What's not to see? It's got it all–the last 40 centuries is a big row to hoe–cave drawings to castaways, a mega-Goodwill of culture and dog-eared love-seats--the dominance of appropriation. The high-low tension, the kitsch fascination, Darwinian-like collections, the hunt for the previously marginalized, austerity versus Baroque...digital image-making–some really fresh photography looks...! And the clever-ism, the cute-ism, the stuff-ism. And the far-out videos.... It may not all be good, but it's all fun, it's stunning–it's huge–a lot of it's in the staging, as opposed to the capturing–staging has the edge, because there's just so much content to use, completion is so intimidating. No one artist can grab hold of it all and represent the world in one piece at this point in time. There's too much. We know too much–yet presume to know it all, while understanding is left.... And if you try to put it all together you'll get deconstructed. Subjecting the parts and pieces to that illumination steals the magic away–there goes your understanding–into the shadows! So we're all morceaux and little tableau... I take things apart, too, examining the hows but throwing in a few whys. I feel more outsider than ever, having chosen the media best at pursuing core truths [laughs].

What are the newest paintings in this exhibition?
Segues–like turning points...intriguing transitions. Moments between people and between art historical styles. They are beginnings, reactions, routes to eventual endings or never-endings. Requesting empathy from the spectator. While the Situations are so complex they turn abstract, there's direction to the Segues–leading to circumstances that may or may not pan out for the participants or for the spectator. There are lots of little things going on and a few big things. No one's sure where they'll end up. I can put a lot into Segues–lots more and, in some ways, lots less than Situations. And the Segues have titles like, "The Everything Moment"–it's a male and female couple, or brother and sister–lots of history–they could be in a bedroom or a boardroom or a barn–up for different interpretations of their past–requests and reactions. There's humor, relations and emotional content, politics– Vermeer does this in his exquisite way....

And another series I think I'll call Meetings. They're pure spectator conferences or confrontations between the painted subjects and the spectator who is really forced into involvement in these–there's no holding back.

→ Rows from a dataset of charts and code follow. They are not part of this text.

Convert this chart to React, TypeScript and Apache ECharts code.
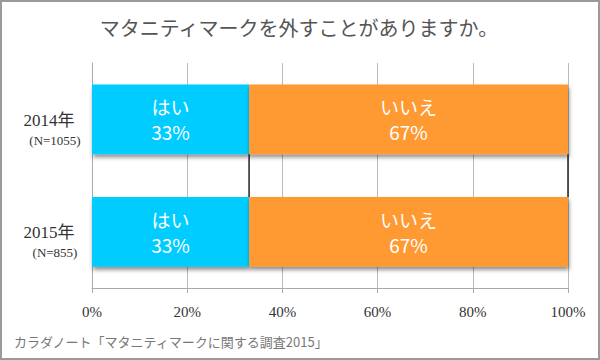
import React, { useEffect, useRef } from "react";
import * as echarts from "echarts";

const years = ["2014年", "2015年"];
const sampleSizes = ["(N=1055)", "(N=855)"];
const yesValues = [33, 33];
const noValues = [67, 67];
const xTicks = [0, 20, 40, 60, 80, 100];
const seriesLineValues = [33, 100];

const TITLE = "マタニティマークを外すことがありますか。";
const SOURCE = "カラダノート「マタニティマークに関する調査2015」";

const SERIF = '"Liberation Serif", "DejaVu Serif", "Noto Sans CJK JP", serif';
const SANS = '"Noto Sans CJK JP", "Noto Sans", sans-serif';

export default function App() {
  const ref = useRef<HTMLDivElement>(null);
  useEffect(() => {
    if (!ref.current) return;
    const chart = echarts.init(ref.current, null, { renderer: "svg" });
    const barWidthRatio = 0.62;
    const shadow = {
      shadowColor: "rgba(0,0,0,0.45)",
      shadowBlur: 4,
      shadowOffsetX: 1,
      shadowOffsetY: 3,
    };
    const label = {
      show: true,
      position: "inside",
      color: "#ffffff",
      fontFamily: SANS,
      fontSize: 19,
      lineHeight: 25,
      formatter: (p: any) => `${p.seriesName}\n${p.value}%`,
    };
    chart.setOption({
      animation: false,
      backgroundColor: "#ffffff",
      title: {
        text: TITLE,
        left: 294,
        textAlign: "center",
        top: 14,
        textStyle: {
          fontFamily: SERIF,
          fontSize: 20,
          fontWeight: "normal",
          color: "#555555",
        },
      },
      graphic: [
        {
          type: "rect",
          shape: { x: 1, y: 1, width: 598, height: 358 },
          style: { fill: "none", stroke: "#9a9a9a", lineWidth: 2 },
          silent: true,
        },
        {
          type: "text",
          left: 14,
          top: 335,
          style: {
            text: SOURCE,
            font: `13px ${SANS}`,
            fill: "#777777",
          },
        },
      ],
      grid: { left: 92, right: 32, top: 63, bottom: 72, containLabel: false },
      xAxis: {
        type: "value",
        min: 0,
        max: 100,
        interval: 20,
        axisLine: { show: true, lineStyle: { color: "#aaaaaa", width: 1 } },
        axisTick: { show: true, length: 5, lineStyle: { color: "#aaaaaa" } },
        splitLine: { show: true, lineStyle: { color: "#bbbbbb", width: 1 } },
        axisLabel: {
          margin: 16,
          fontFamily: SERIF,
          fontSize: 15,
          color: "#333333",
          formatter: (v: number) => (xTicks.includes(v) ? `${v}%` : ""),
        },
      },
      yAxis: {
        type: "category",
        inverse: true,
        data: years,
        axisLine: { show: true, lineStyle: { color: "#aaaaaa" } },
        axisTick: { show: false },
        axisLabel: {
          margin: 40,
          align: "center",
          formatter: (v: string, i: number) =>
            `{s| }\n{a|${v}}\n{b|${sampleSizes[i]}}`,
          rich: {
            s: { fontSize: 10, lineHeight: 22 },
            a: {
              fontFamily: SERIF,
              fontSize: 17,
              color: "#333333",
              lineHeight: 20,
              padding: [0, 6, 0, 0],
            },
            b: {
              fontFamily: SERIF,
              fontSize: 13,
              color: "#333333",
              lineHeight: 20,
              padding: [0, 0, 0, 6],
            },
          },
        },
      },
      series: [
        {
          name: "はい",
          type: "bar",
          stack: "total",
          data: yesValues,
          barWidth: `${barWidthRatio * 100}%`,
          itemStyle: { color: "#00CCFF", ...shadow },
          label,
        },
        {
          name: "いいえ",
          type: "bar",
          stack: "total",
          data: noValues,
          barWidth: `${barWidthRatio * 100}%`,
          itemStyle: { color: "#FF9933", ...shadow },
          label,
        },
        {
          type: "custom",
          name: "seriesLines",
          data: seriesLineValues.map((v) => [v, 0]),
          encode: { x: 0, y: 1 },
          z: 5,
          renderItem: (params: any, api: any) => {
            const x = api.value(0);
            const c = api.value(1);
            const p0 = api.coord([x, c]);
            const p1 = api.coord([x, c + 1]);
            const half = (api.size([0, 1])[1] * barWidthRatio) / 2;
            return {
              type: "line",
              shape: { x1: p0[0], y1: p0[1] + half, x2: p1[0], y2: p1[1] - half },
              style: { stroke: "#222222", lineWidth: 1.5 },
            };
          },
        },
      ],
    });
    return () => chart.dispose();
  }, []);
  return (
    <div
      ref={ref}
      style={{ position: "absolute", left: 0, top: 0, width: 600, height: 360 }}
    />
  );
}
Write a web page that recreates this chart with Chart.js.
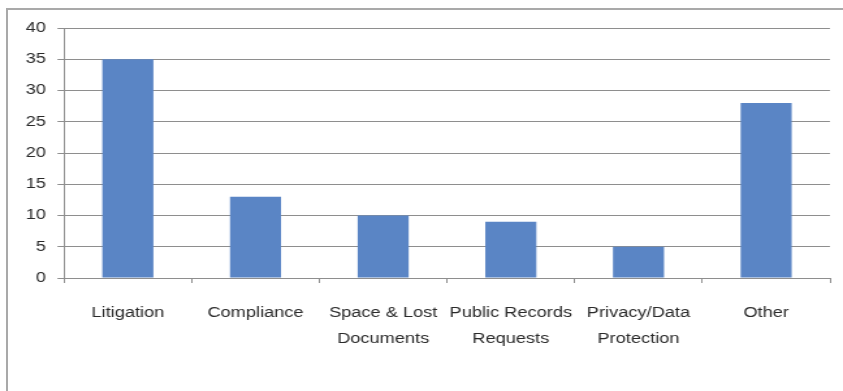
<!DOCTYPE html>
<html>
<head>
<meta charset="utf-8">
<script src="https://cdn.jsdelivr.net/npm/chart.js@4/dist/chart.umd.min.js"></script>
<style>
  html, body { margin: 0; padding: 0; background: #fff; overflow: hidden; }
  #frame {
    position: absolute; left: 6px; top: 8px; width: 900px; height: 500px;
    border-left: 2px solid #a9a9a9; border-top: 2px solid #a9a9a9;
  }
  #wrap {
    position: absolute; left: 0; top: 0; width: 648px; height: 391px;
    transform: scaleX(1.3009); transform-origin: 0 0;
  }
</style>
</head>
<body>
<div id="frame"></div>
<div id="wrap"><canvas id="chart"></canvas></div>
<script>
  var categories = [
    'Litigation',
    'Compliance',
    ['Space & Lost', 'Documents'],
    ['Public Records', 'Requests'],
    ['Privacy/Data', 'Protection'],
    'Other'
  ]
  var counts = [35, 13, 10, 9, 5, 28]
  var yTicks = [0, 5, 10, 15, 20, 25, 30, 35, 40]

  var gridColor = '#8e8e8e'
  var labelFont = { family: "'Liberation Sans', Arial, sans-serif", size: 14, lineHeight: 1.85 }

  var barChartData = {
    labels: categories,
    datasets: [
      {
        label: 'Count',
        backgroundColor: '#5a85c5',
        borderWidth: 0,
        barPercentage: 0.4,
        categoryPercentage: 1,
        data: counts
      }
    ]
  }

  var barChartOptions = {
    responsive: true,
    maintainAspectRatio: false,
    animation: false,
    layout: { padding: { left: 0, top: 28, right: 10, bottom: 0 } },
    plugins: { legend: { display: false }, tooltip: { enabled: false } },
    scales: {
      x: {
        grid: { offset: true, drawOnChartArea: false, drawTicks: true, tickLength: 5, color: gridColor },
        border: { color: gridColor, width: 1 },
        ticks: { color: '#2a2a2a', font: labelFont, padding: 17, maxRotation: 0, autoSkip: false },
        afterFit: function (scale) { scale.height = 113 }
      },
      y: {
        min: 0,
        max: 40,
        afterBuildTicks: function (scale) {
          scale.ticks = yTicks.map(function (v) { return { value: v } })
        },
        grid: { color: gridColor, tickLength: 5, lineWidth: 1 },
        border: { color: gridColor, width: 1 },
        ticks: { color: '#2a2a2a', font: { family: labelFont.family, size: 14 }, padding: 9 },
        afterFit: function (scale) { scale.width = 49.2 }
      }
    }
  }

  var barChart = new Chart(document.getElementById('chart').getContext('2d'), {
    type: 'bar',
    data: barChartData,
    options: barChartOptions
  })
</script>
</body>
</html>
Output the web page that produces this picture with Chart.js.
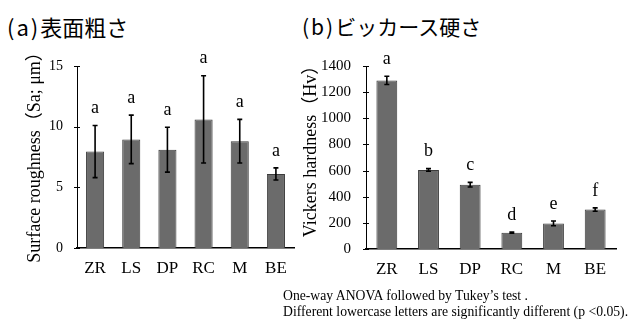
<!DOCTYPE html>
<html>
<head>
<meta charset="utf-8">
<script src="https://cdn.jsdelivr.net/npm/chart.js@4.4.1/dist/chart.umd.min.js"></script>
<style>
  html, body { margin: 0; padding: 0; background: #fff; }
  body { width: 633px; height: 322px; position: relative; overflow: hidden; }
  .title { position: absolute; font-family: "Noto Sans CJK JP", "Noto Sans", sans-serif; font-size: 21px; line-height: 22px; color: #000; white-space: nowrap; }
  .title .p { letter-spacing: 2px; }
  .note { position: absolute; left: 283px; top: 288px; font-family: "Liberation Serif", "DejaVu Serif", serif; font-size: 13.7px; line-height: 16px; color: #000; white-space: nowrap; }
  #wrapA { position: absolute; left: 0; top: 0; width: 300px; height: 322px; }
  #wrapB { position: absolute; left: 300px; top: 0; width: 333px; height: 322px; }
</style>
</head>
<body>
<div class="title" style="left:7px; top:15px; font-size:22px;"><span class="p">(a)</span>表面粗さ</div>
<div class="title" style="left:302px; top:15px;"><span class="p">(b)</span>ビッカース硬さ</div>
<div id="wrapA"><canvas id="chartA" width="300" height="322"></canvas></div>
<div id="wrapB"><canvas id="chartB" width="333" height="322"></canvas></div>
<div class="note">One-way ANOVA followed by Tukey’s test .<br>Different lowercase letters are significantly different (p &lt;0.05).</div>
<script>
const categories = ['ZR', 'LS', 'DP', 'RC', 'M', 'BE'];

const roughness = [7.95, 8.95, 8.1, 10.6, 8.8, 6.1];
const roughnessSD = [2.15, 2.0, 1.85, 3.6, 1.8, 0.5];
const roughnessLetters = ['a', 'a', 'a', 'a', 'a', 'a'];
const roughnessTicks = [0, 5, 10, 15];

const hardness = [1290, 605, 492, 125, 196, 302];
const hardnessSD = [32, 10, 18, 5, 18, 13];
const hardnessLetters = ['a', 'b', 'c', 'd', 'e', 'f'];
const hardnessTicks = [0, 200, 400, 600, 800, 1000, 1200, 1400];

const SERIF = '"Liberation Serif", "Times New Roman", "DejaVu Serif", serif';

function makeChart(id, opts) {
  const extras = {
    id: 'extras_' + id,
    afterDatasetsDraw(chart) {
      const ctx = chart.ctx;
      const meta = chart.getDatasetMeta(0);
      const y = chart.scales.y;
      ctx.save();
      ctx.strokeStyle = '#000';
      ctx.lineWidth = 1.6;
      meta.data.forEach((bar, i) => {
        const v = opts.values[i], sd = opts.sd[i];
        const yTop = y.getPixelForValue(v + sd);
        const yBot = y.getPixelForValue(v - sd);
        const x = bar.x;
        ctx.beginPath();
        ctx.moveTo(x, yTop); ctx.lineTo(x, yBot);
        ctx.moveTo(x - 2.5, yTop); ctx.lineTo(x + 2.5, yTop);
        ctx.moveTo(x - 2.5, yBot); ctx.lineTo(x + 2.5, yBot);
        ctx.stroke();
        ctx.fillStyle = '#000';
        ctx.font = '18px ' + SERIF;
        ctx.textAlign = 'center';
        ctx.textBaseline = 'middle';
        ctx.fillText(opts.letters[i], x, yTop - 17);
      });
      ctx.lineWidth = 1;
      const ax = chart.chartArea.left;
      opts.ticks.forEach(t => {
        const py = Math.round(y.getPixelForValue(t)) + 0.5;
        ctx.beginPath();
        ctx.moveTo(ax - 3, py); ctx.lineTo(ax + 3, py);
        ctx.stroke();
      });
      ctx.translate(opts.titleX, opts.titleY);
      ctx.rotate(-Math.PI / 2);
      ctx.font = '18px ' + SERIF + ', "Noto Sans CJK JP"';
      ctx.textAlign = 'center';
      ctx.textBaseline = 'middle';
      ctx.fillText(opts.yTitle, 0, 0);
      ctx.restore();
    }
  };

  return new Chart(document.getElementById(id), {
    type: 'bar',
    data: {
      labels: categories,
      datasets: [{
        data: opts.values,
        backgroundColor: '#6b6b6b',
        borderColor: '#3c3c3c',
        borderWidth: 1,
        categoryPercentage: 1.0,
        barPercentage: 0.5
      }]
    },
    options: {
      responsive: false,
      animation: false,
      devicePixelRatio: 1,
      layout: { padding: opts.padding },
      plugins: { legend: { display: false }, tooltip: { enabled: false }, title: { display: false } },
      scales: {
        x: {
          offset: true,
          grid: { display: false, drawTicks: false },
          border: { display: true, color: '#000', width: 1.5 },
          ticks: { color: '#000', font: { family: SERIF, size: 17 }, padding: 10 },
          afterFit(scale) { scale.height = 40; }
        },
        y: {
          min: 0,
          max: opts.max,
          grid: { display: false, drawTicks: false },
          border: { display: true, color: '#000', width: 1 },
          ticks: {
            stepSize: opts.step,
            color: '#000',
            font: { family: SERIF, size: opts.tickSize },
            padding: opts.tickPad,
            callback: (v) => String(v)
          },
          afterFit(scale) { scale.width = opts.axisLeft; }
        }
      }
    },
    plugins: [extras]
  });
}

makeChart('chartA', {
  values: roughness, sd: roughnessSD, letters: roughnessLetters, ticks: roughnessTicks,
  max: 15, step: 5, tickSize: 14, tickPad: 14, axisLeft: 77,
  padding: { left: 0, right: 6, top: 66, bottom: 34 },
  yTitle: 'Surface roughness（Sa; μm）', titleX: 35, titleY: 153
});

makeChart('chartB', {
  values: hardness, sd: hardnessSD, letters: hardnessLetters, ticks: hardnessTicks,
  max: 1400, step: 200, tickSize: 15, tickPad: 15, axisLeft: 66,
  padding: { left: 0, right: 17, top: 66, bottom: 33 },
  yTitle: 'Vickers hardness（Hv）', titleX: 11, titleY: 147
});
</script>
</body>
</html>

Each of these series started with a few paintings and the concepts–Situations, Segues, Meetings, Encounters--came after looking them over. In "The Cleric, The CIA Agent and the Clergyman" three different men are reminiscing and, of course, the which one is which one and who did what and to whom...and what does the spectator offer as the fourth when they meet and everyone asks each other, "what do you do?" Hmmm, that's a good idea for a new kind of history painting...like, "what did you do?"

And the next paintings?
I've been warming up another series, "Circumstances". To include all of the above, and then some. Questions, answers--happy, sad–maybe a little more happy–nervous happy. Maybe a nude one. Though that's one of things I learned quickly when I went up to the desert to perform at Burning Man–why 95% of us should be wearing clothes and all are required to in public. Nakedness is not something most of us want to see in average situations. A "Le Dejeuner sur l'herbe" and Courbet's "Bathers". Maybe for some of the same reasons, most people won't want to look at my people. But if you're in the room with them, ya'got no choice.